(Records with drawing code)
- - - - - - -

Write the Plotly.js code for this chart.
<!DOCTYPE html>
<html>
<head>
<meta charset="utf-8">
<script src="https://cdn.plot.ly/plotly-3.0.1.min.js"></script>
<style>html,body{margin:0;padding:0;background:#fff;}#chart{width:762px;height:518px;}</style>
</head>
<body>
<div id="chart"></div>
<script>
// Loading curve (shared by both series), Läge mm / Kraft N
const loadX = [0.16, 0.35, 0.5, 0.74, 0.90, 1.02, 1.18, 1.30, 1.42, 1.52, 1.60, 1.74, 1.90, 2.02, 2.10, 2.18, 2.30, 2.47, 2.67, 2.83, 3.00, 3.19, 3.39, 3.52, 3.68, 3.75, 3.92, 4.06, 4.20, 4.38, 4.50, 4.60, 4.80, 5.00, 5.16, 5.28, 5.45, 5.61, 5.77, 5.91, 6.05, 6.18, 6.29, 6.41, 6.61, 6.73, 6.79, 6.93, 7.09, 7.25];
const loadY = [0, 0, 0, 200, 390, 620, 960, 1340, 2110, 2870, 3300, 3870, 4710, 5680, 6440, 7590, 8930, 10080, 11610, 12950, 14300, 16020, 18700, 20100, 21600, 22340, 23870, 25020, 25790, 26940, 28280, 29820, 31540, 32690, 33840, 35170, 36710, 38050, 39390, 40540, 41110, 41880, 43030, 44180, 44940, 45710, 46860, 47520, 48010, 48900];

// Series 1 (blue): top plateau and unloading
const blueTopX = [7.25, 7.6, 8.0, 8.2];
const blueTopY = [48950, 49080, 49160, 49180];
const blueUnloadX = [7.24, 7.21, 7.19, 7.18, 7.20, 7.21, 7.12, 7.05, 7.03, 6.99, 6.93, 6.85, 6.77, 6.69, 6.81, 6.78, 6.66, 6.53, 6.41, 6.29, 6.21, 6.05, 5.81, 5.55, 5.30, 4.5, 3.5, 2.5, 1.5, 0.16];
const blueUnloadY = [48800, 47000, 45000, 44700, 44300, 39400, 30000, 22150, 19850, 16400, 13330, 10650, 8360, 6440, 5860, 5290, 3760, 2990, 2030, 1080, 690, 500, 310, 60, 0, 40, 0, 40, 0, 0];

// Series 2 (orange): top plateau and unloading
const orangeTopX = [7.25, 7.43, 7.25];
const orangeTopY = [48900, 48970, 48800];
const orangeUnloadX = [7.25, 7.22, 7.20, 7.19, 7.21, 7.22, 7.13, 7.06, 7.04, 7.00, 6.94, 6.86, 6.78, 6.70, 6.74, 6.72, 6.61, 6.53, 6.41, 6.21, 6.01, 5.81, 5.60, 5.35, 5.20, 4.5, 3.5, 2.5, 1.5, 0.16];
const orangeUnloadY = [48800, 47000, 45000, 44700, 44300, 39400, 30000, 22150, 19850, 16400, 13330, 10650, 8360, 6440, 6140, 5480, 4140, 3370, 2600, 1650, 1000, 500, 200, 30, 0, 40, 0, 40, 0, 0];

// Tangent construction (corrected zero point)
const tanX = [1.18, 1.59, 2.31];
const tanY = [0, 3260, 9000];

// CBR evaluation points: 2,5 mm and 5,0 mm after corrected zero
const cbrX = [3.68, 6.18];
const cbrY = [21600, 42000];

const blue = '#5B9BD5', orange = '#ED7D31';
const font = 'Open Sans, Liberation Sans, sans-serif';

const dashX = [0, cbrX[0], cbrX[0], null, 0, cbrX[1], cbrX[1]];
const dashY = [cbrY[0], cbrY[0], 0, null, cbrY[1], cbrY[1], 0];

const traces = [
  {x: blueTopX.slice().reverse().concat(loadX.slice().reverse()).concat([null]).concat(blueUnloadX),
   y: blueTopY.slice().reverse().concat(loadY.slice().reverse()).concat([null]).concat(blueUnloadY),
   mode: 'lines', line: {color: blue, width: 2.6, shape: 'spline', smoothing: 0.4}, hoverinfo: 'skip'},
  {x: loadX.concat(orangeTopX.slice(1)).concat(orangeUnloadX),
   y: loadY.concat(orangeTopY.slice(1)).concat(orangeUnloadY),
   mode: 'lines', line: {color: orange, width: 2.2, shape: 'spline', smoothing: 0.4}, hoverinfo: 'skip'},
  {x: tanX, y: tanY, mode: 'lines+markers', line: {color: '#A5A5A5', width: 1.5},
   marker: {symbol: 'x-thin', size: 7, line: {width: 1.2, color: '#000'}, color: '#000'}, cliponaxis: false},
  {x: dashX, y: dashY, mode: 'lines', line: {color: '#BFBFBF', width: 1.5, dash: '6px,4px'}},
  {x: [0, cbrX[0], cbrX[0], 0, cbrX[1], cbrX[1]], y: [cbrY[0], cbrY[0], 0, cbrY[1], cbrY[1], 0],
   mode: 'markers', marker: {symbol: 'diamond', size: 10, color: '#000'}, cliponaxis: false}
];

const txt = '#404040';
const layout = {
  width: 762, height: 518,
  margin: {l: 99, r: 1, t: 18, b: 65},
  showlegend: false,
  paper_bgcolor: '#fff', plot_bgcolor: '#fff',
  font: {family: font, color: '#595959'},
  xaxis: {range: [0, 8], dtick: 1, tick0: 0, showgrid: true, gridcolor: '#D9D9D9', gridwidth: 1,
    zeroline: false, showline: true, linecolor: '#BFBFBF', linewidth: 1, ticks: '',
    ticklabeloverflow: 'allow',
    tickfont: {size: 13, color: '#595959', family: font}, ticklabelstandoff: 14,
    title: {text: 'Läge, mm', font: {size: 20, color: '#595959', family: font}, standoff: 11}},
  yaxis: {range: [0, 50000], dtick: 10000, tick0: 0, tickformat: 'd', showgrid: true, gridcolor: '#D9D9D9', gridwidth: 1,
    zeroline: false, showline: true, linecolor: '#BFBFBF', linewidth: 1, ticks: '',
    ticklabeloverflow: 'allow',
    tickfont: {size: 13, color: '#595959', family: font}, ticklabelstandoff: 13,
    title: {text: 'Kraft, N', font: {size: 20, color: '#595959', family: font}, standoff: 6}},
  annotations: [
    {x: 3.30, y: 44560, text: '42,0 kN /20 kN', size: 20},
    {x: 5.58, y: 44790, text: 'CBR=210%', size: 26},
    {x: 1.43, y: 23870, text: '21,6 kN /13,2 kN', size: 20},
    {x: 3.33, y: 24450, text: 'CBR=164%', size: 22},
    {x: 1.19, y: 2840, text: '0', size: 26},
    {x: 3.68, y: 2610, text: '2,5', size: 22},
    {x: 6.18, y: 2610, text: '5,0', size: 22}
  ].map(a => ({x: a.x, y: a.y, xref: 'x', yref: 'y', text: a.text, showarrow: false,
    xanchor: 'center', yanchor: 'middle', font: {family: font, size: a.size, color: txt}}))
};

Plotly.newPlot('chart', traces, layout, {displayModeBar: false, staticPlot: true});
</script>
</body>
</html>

- - - - - - -

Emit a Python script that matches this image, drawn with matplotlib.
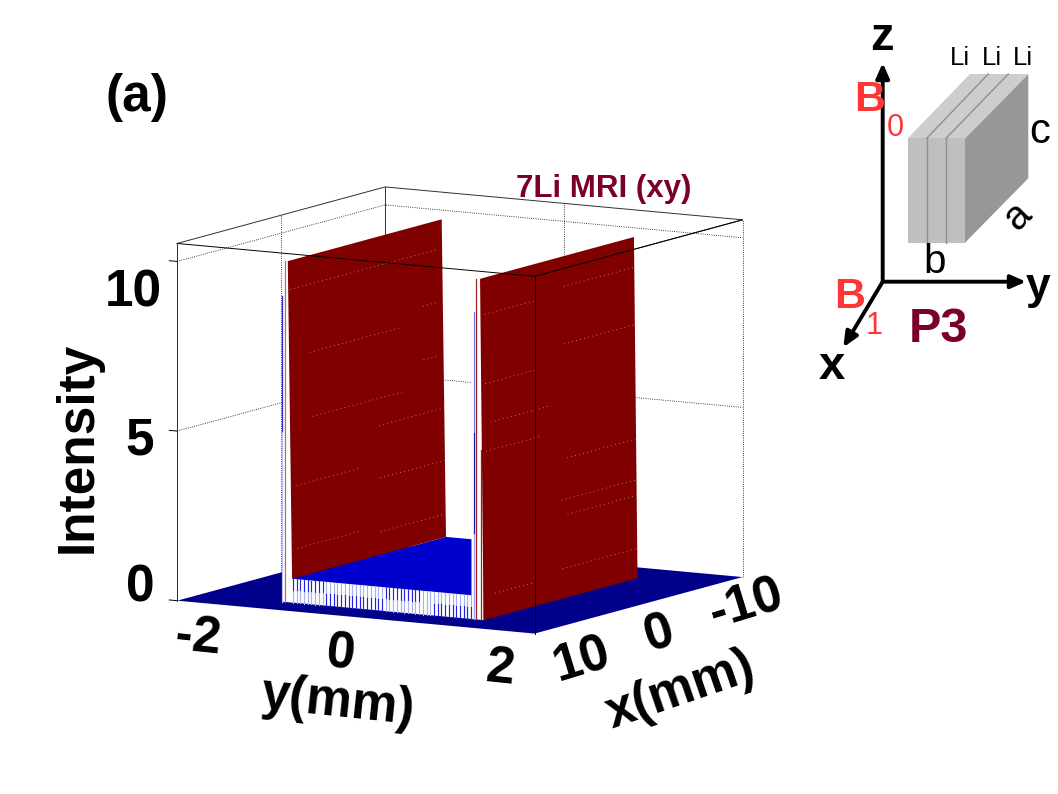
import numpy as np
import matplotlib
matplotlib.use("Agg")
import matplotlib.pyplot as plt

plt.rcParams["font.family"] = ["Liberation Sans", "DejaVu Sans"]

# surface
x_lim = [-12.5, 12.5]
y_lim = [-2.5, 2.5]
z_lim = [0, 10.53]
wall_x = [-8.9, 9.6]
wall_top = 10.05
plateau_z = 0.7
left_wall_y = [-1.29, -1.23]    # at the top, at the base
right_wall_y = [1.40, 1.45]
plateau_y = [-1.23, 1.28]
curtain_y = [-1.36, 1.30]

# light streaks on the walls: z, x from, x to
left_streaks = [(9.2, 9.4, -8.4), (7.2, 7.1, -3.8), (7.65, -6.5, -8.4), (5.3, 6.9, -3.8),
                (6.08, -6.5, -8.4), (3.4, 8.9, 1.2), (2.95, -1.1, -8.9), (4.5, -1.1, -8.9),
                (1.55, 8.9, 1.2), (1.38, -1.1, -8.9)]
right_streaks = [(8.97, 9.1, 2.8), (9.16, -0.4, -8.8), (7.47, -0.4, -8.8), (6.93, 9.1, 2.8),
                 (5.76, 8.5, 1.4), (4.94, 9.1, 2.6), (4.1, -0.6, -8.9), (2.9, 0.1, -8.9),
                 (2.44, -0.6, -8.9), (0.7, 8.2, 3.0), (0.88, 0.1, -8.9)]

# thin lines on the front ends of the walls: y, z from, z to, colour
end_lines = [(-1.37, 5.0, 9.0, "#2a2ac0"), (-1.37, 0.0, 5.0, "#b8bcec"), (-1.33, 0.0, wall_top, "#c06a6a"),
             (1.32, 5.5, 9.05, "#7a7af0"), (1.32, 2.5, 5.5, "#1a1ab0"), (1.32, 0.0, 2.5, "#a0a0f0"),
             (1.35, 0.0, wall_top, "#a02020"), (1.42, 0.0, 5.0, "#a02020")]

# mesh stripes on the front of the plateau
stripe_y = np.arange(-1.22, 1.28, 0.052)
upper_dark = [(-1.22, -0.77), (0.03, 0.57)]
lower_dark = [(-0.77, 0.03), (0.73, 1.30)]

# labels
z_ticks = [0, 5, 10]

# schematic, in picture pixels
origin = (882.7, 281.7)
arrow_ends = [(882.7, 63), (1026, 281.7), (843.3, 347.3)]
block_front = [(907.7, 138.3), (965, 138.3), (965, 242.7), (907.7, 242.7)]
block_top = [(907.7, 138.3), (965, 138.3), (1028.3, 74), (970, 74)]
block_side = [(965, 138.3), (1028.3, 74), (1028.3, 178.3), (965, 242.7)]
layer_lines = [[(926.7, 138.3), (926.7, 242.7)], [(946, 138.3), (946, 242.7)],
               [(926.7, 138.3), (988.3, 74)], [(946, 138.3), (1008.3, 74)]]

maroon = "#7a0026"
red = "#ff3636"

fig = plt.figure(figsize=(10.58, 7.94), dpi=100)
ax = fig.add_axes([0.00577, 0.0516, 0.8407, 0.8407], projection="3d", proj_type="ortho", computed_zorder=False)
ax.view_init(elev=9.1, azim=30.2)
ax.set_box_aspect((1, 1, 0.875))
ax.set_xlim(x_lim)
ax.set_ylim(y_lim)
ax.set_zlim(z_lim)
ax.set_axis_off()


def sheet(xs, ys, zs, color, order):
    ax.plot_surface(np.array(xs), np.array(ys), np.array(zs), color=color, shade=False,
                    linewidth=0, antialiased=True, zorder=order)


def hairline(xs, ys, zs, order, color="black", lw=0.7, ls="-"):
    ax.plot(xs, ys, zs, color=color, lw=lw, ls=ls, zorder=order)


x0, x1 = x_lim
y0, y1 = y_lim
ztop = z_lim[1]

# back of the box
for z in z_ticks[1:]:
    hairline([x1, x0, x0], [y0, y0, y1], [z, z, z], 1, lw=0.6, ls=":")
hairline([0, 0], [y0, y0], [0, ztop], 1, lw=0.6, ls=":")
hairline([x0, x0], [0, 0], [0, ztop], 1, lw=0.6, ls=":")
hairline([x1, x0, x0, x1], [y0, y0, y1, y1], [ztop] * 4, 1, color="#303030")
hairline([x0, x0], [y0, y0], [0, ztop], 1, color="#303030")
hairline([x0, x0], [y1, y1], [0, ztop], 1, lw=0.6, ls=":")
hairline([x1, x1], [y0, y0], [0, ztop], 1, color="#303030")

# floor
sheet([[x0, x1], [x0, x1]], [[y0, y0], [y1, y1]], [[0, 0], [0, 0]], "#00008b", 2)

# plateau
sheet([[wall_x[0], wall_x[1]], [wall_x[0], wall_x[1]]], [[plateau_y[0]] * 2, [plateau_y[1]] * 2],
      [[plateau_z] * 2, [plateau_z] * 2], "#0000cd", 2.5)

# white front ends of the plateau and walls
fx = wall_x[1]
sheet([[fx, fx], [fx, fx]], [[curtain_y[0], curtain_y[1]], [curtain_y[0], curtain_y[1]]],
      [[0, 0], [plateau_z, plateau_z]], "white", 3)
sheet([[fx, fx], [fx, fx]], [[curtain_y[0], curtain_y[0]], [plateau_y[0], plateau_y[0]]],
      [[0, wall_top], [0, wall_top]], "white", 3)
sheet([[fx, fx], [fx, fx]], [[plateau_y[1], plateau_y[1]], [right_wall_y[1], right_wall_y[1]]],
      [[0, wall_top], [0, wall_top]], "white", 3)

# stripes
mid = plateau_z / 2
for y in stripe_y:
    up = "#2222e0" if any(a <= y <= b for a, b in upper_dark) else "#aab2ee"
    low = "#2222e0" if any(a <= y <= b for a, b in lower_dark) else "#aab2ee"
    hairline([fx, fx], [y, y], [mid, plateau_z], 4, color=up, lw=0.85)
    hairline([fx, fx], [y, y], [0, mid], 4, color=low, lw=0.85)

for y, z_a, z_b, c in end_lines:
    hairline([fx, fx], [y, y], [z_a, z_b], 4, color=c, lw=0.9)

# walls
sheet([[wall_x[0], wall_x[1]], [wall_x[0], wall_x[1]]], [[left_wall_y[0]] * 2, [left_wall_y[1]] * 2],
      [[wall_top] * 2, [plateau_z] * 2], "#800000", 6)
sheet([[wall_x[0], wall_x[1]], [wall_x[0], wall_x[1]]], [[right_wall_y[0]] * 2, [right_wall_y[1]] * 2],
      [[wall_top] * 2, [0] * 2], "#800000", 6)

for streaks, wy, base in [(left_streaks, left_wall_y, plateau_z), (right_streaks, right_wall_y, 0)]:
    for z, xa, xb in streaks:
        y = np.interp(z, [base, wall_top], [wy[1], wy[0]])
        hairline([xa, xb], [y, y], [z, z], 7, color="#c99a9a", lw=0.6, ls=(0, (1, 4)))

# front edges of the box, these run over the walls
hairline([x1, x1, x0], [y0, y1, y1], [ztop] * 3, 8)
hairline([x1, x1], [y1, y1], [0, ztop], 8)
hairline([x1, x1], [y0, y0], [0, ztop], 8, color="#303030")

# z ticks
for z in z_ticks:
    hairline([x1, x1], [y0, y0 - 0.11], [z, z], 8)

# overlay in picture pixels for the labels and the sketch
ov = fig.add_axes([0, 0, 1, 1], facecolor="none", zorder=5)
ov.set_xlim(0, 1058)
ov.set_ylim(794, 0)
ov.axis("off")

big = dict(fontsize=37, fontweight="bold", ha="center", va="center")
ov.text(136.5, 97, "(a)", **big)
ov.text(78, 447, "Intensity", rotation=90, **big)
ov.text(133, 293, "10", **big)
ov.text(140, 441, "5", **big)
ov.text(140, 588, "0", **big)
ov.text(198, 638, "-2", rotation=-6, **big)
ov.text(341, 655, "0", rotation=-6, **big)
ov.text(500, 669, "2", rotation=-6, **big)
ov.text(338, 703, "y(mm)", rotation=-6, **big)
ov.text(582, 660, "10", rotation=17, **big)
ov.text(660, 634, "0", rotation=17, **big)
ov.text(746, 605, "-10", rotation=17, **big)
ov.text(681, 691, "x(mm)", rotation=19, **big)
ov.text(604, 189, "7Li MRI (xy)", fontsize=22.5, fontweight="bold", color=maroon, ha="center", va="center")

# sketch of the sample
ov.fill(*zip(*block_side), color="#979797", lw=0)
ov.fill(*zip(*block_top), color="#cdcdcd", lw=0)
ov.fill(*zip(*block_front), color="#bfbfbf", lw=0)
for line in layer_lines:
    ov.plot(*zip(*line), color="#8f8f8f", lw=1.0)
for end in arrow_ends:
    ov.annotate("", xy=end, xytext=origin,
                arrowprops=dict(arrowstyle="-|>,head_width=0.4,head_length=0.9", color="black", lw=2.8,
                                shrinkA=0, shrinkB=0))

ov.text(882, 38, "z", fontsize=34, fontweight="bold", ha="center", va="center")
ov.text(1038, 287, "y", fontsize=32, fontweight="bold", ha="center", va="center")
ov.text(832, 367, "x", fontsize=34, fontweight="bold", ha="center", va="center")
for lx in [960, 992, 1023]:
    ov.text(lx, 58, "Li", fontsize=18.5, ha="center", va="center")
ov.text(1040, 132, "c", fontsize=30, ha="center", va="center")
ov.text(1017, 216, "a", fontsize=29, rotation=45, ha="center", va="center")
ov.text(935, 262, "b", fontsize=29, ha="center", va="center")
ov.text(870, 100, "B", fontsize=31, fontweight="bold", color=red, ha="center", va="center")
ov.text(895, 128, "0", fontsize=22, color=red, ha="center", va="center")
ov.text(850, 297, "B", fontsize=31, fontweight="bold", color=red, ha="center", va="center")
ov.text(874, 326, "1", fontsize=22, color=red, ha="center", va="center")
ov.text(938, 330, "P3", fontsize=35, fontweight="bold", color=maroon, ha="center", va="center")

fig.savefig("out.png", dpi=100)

- - - - - - -

__What you will do__. Pictures are not part of the copy. Write out only the lines from the one containing "Emit a Python" through the one containing "[(926.7, 138.3), (988.3, 74)], [(946, 138.3), (1008.3, 74)]]", exactly as they stand, both included.

__Worked answer__.
Emit a Python script that matches this image, drawn with matplotlib.
import numpy as np
import matplotlib
matplotlib.use("Agg")
import matplotlib.pyplot as plt

plt.rcParams["font.family"] = ["Liberation Sans", "DejaVu Sans"]

# surface
x_lim = [-12.5, 12.5]
y_lim = [-2.5, 2.5]
z_lim = [0, 10.53]
wall_x = [-8.9, 9.6]
wall_top = 10.05
plateau_z = 0.7
left_wall_y = [-1.29, -1.23]    # at the top, at the base
right_wall_y = [1.40, 1.45]
plateau_y = [-1.23, 1.28]
curtain_y = [-1.36, 1.30]

# light streaks on the walls: z, x from, x to
left_streaks = [(9.2, 9.4, -8.4), (7.2, 7.1, -3.8), (7.65, -6.5, -8.4), (5.3, 6.9, -3.8),
                (6.08, -6.5, -8.4), (3.4, 8.9, 1.2), (2.95, -1.1, -8.9), (4.5, -1.1, -8.9),
                (1.55, 8.9, 1.2), (1.38, -1.1, -8.9)]
right_streaks = [(8.97, 9.1, 2.8), (9.16, -0.4, -8.8), (7.47, -0.4, -8.8), (6.93, 9.1, 2.8),
                 (5.76, 8.5, 1.4), (4.94, 9.1, 2.6), (4.1, -0.6, -8.9), (2.9, 0.1, -8.9),
                 (2.44, -0.6, -8.9), (0.7, 8.2, 3.0), (0.88, 0.1, -8.9)]

# thin lines on the front ends of the walls: y, z from, z to, colour
end_lines = [(-1.37, 5.0, 9.0, "#2a2ac0"), (-1.37, 0.0, 5.0, "#b8bcec"), (-1.33, 0.0, wall_top, "#c06a6a"),
             (1.32, 5.5, 9.05, "#7a7af0"), (1.32, 2.5, 5.5, "#1a1ab0"), (1.32, 0.0, 2.5, "#a0a0f0"),
             (1.35, 0.0, wall_top, "#a02020"), (1.42, 0.0, 5.0, "#a02020")]

# mesh stripes on the front of the plateau
stripe_y = np.arange(-1.22, 1.28, 0.052)
upper_dark = [(-1.22, -0.77), (0.03, 0.57)]
lower_dark = [(-0.77, 0.03), (0.73, 1.30)]

# labels
z_ticks = [0, 5, 10]

# schematic, in picture pixels
origin = (882.7, 281.7)
arrow_ends = [(882.7, 63), (1026, 281.7), (843.3, 347.3)]
block_front = [(907.7, 138.3), (965, 138.3), (965, 242.7), (907.7, 242.7)]
block_top = [(907.7, 138.3), (965, 138.3), (1028.3, 74), (970, 74)]
block_side = [(965, 138.3), (1028.3, 74), (1028.3, 178.3), (965, 242.7)]
layer_lines = [[(926.7, 138.3), (926.7, 242.7)], [(946, 138.3), (946, 242.7)],
               [(926.7, 138.3), (988.3, 74)], [(946, 138.3), (1008.3, 74)]]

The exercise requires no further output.